Además este acoso, según Querini, tiene poco que ver con la identidad de quien firma una obra. “También publicamos a Virginia Woolf, Natalia Ginzburg y Elsa Morante, que son autoras de textos estupendos, pero ya no pueden abrir la boca”, justifica. Utiliza esos ejemplos para defender una vez más que, cuando el libro habla por sí mismo, el escritor no necesita dar voces para convencer a los lectores.

La captura de lo invisible

La cultura de la literatura moderna no perdona que un personaje público no dé la cara. Solo basta leer a Gatti para ver que descansa todo su argumentario en ese espinoso término. Como es personaje público, tiene que justificar sus ventas. Como es personaje público, debe dejar las ventanas de su casa abiertas para que los paparazzis hagan su labor.

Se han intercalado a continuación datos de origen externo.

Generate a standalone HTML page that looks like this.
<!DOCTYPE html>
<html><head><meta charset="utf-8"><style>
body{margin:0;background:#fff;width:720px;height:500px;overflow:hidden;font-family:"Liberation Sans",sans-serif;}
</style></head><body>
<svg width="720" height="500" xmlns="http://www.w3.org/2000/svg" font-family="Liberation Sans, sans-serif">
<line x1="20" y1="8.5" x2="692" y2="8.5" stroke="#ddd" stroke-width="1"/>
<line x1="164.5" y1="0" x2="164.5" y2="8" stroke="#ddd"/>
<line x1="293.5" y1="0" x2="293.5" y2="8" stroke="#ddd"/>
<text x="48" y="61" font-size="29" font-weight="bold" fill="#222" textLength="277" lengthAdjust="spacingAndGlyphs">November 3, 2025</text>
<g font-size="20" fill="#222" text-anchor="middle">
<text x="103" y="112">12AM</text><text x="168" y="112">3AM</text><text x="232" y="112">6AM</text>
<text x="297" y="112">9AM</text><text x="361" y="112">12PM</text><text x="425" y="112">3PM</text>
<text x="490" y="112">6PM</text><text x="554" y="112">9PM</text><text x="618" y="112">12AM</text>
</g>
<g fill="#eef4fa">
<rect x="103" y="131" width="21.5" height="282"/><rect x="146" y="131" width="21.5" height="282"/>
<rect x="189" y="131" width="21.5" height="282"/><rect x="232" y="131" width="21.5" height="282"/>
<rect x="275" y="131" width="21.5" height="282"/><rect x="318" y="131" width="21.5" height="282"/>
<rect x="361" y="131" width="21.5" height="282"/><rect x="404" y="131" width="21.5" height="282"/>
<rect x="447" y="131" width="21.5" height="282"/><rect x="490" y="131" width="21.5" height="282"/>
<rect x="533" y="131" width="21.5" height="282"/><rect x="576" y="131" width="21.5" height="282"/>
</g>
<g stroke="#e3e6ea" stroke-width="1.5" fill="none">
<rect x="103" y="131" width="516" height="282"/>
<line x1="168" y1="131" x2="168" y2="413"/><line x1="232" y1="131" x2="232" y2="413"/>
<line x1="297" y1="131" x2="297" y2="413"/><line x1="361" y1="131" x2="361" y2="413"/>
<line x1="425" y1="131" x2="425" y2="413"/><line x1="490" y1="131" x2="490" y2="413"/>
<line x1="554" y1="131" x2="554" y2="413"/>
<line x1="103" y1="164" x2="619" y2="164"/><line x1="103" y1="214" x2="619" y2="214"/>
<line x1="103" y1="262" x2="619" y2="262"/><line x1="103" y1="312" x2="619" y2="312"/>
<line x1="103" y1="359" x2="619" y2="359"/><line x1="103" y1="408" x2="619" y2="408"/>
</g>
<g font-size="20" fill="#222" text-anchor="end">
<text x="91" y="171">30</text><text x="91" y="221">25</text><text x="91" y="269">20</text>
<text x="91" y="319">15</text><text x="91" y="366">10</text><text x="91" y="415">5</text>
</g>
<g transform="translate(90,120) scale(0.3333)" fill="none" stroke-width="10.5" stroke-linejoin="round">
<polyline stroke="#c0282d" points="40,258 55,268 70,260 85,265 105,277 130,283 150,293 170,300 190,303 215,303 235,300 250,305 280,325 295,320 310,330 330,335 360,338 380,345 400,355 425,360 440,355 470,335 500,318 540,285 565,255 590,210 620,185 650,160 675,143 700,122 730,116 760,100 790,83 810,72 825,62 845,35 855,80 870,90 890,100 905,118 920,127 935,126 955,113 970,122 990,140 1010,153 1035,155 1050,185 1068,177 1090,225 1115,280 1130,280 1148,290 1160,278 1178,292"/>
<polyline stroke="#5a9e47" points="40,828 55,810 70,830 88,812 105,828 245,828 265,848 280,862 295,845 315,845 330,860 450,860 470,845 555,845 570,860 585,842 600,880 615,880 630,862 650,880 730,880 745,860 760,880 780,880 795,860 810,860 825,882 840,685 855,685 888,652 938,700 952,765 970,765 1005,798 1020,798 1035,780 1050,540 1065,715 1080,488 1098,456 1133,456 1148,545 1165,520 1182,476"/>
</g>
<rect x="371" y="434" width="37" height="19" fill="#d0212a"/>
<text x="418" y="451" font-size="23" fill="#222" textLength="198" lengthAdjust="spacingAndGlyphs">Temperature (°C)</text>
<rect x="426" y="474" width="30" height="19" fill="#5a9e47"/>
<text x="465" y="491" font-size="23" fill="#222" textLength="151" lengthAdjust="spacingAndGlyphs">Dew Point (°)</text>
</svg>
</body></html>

Como es personaje público, ha de exponerse a los baños de multitudes de sus fans y a los dardos de sus críticos.

Pero estas razones se olvidan de aquellos autores que, utilizando su nombre real, preferían mantenerse ausentes de este escrutinio. Las masas tampoco lo aceptaron en este caso. La última cámara que tomó una foto consentida de Thomas Pynchon fue la de la Marina norteamericana en 1955. Después, miles de periodistas espías han intentado descubrir su paradero. Algunos decían que vivía en México, otros que se había retirado a los bosques de New Hampshire como J.D Salinger, pero lo cierto es que vivía como cualquier otro neoyorquino.

Compraba el periódico, daba una vuelta a la manzana, se metía en una tienda de comestibles para comprar el pan y llevaba su propia bolsa de tela. Apasionante, ¿no? La periodista Nancy Jo Sales se colgó una medalla en 1996 por haber localizado a Pynchon después de décadas y haber trazado su ruta diaria en el New York Books.

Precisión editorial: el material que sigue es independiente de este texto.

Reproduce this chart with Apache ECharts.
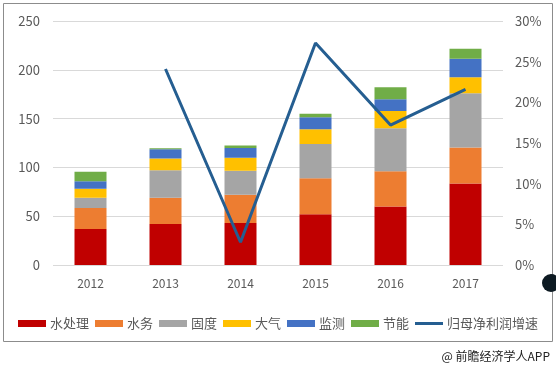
<!DOCTYPE html>
<html><head><meta charset="utf-8">
<script src="https://cdn.jsdelivr.net/npm/echarts@6/dist/echarts.min.js"></script>
<style>html,body{margin:0;padding:0;background:#fff}#c{width:556px;height:368px}</style>
</head><body><div id="c"></div>
<script>
var categories = ['2012','2013','2014','2015','2016','2017'];
var waterTreat = [37, 42, 43, 52, 60, 83.5];
var waterServ  = [21.5, 27, 29, 37, 36, 37];
var solidWaste = [10.5, 28, 24.5, 35, 44, 55.5];
var air        = [9.2, 12, 13.3, 15, 17.8, 16.3];
var monitor    = [7.5, 9.5, 10.2, 12.3, 12, 19];
var energy     = [9.9, 1, 2.4, 3.7, 12.3, 10.2];
var profitGrowth = [null, 24.1, 2.8, 27.3, 17.2, 21.6];
var leftTicks = [0, 50, 100, 150, 200, 250];
var rightTicks = ['0%','5%','10%','15%','20%','25%','30%'];

var names = ['水处理','水务','固度','大气','监测','节能'];
var lineName = '归母净利润增速';
var colors = ['#C00000','#ED7D31','#A5A5A5','#FFC000','#4472C4','#70AD47'];
var barData = [waterTreat, waterServ, solidWaste, air, monitor, energy];
var font = '"Microsoft YaHei","Noto Sans CJK SC",sans-serif';

var series = barData.map(function(d, i){
  return {name: names[i], type: 'bar', stack: 'a', barWidth: 32, data: d,
          itemStyle: {color: colors[i]}};
});
series.push({name: lineName, type: 'line', yAxisIndex: 1, data: profitGrowth,
  symbol: 'none', lineStyle: {color: '#255E91', width: 3}, itemStyle: {color: '#255E91'}});

var chart = echarts.init(document.getElementById('c'));
chart.setOption({
  animation: false,
  textStyle: {fontFamily: font},
  grid: {left: 53, right: 53, top: 21, bottom: 103},
  legend: {
    bottom: 33, left: 'center', itemWidth: 28, itemHeight: 7, itemGap: 6,
    textStyle: {color: '#595959', fontSize: 13, padding: [0,0,0,-1]},
    data: names.map(function(n){return {name: n, icon: 'rect'};})
      .concat([{name: lineName, icon: 'path://M0,0 L28,0 L28,3 L0,3 Z', itemStyle: {color: '#255E91'}}])
  },
  xAxis: {type: 'category', data: categories,
    axisLine: {show: false}, axisTick: {show: false},
    axisLabel: {color: '#595959', fontSize: 12, margin: 12}},
  yAxis: [
    {type: 'value', min: leftTicks[0], max: leftTicks[leftTicks.length-1], interval: 50,
     axisLine: {show: false}, axisTick: {show: false},
     axisLabel: {color: '#595959', fontSize: 13, margin: 13},
     splitLine: {lineStyle: {color: '#D9D9D9'}}},
    {type: 'value', min: 0, max: 30, interval: 5,
     axisLine: {show: false}, axisTick: {show: false},
     axisLabel: {color: '#595959', fontSize: 13, margin: 12,
       formatter: function(v){ return rightTicks[Math.round(v/5)]; }},
     splitLine: {show: false}}
  ],
  graphic: [
    {type: 'rect', shape: {x: 3.5, y: 3.5, width: 549, height: 338}, style: {fill: 'none', stroke: '#8C8C8C', lineWidth: 1}, z: -1},
    {type: 'text', right: 6, top: 350, style: {text: '@ 前瞻经济学人APP', fill: '#222', font: '12px ' + font}},
    {type: 'circle', shape: {cx: 551, cy: 283, r: 9}, style: {fill: '#0d1a22'}}
  ],
  series: series
});
</script></body></html>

La subasta del lote 49 y El arco iris de la gravedad no iban a ser mejores libros ahora que su autor no era un ermitaño de las montañas, ni peores porque se paseara entre cientos de vecinos que desconocían su genialidad. Pynchon cambió de casa y recuperó su capa de hombre invisible, pero por suerte no dejó de escribir. Su último libro, Al límite, fue una bomba editorial también ayudado por ese episodio tránsfuga.

La editora de Lumen desea lo mismo para Elena Ferrante. “Ojalá toda esta pobre polémica terminara con más gente acercándose a sus libros”, admite sincera. Pero, mientras tanto, el investigador Gatti ya ha acusado a una mujer de no respetar sus raíces, a su madre, a los italianos y a sus lectores internacionales. Un precio demasiado alto para cualquier invisible.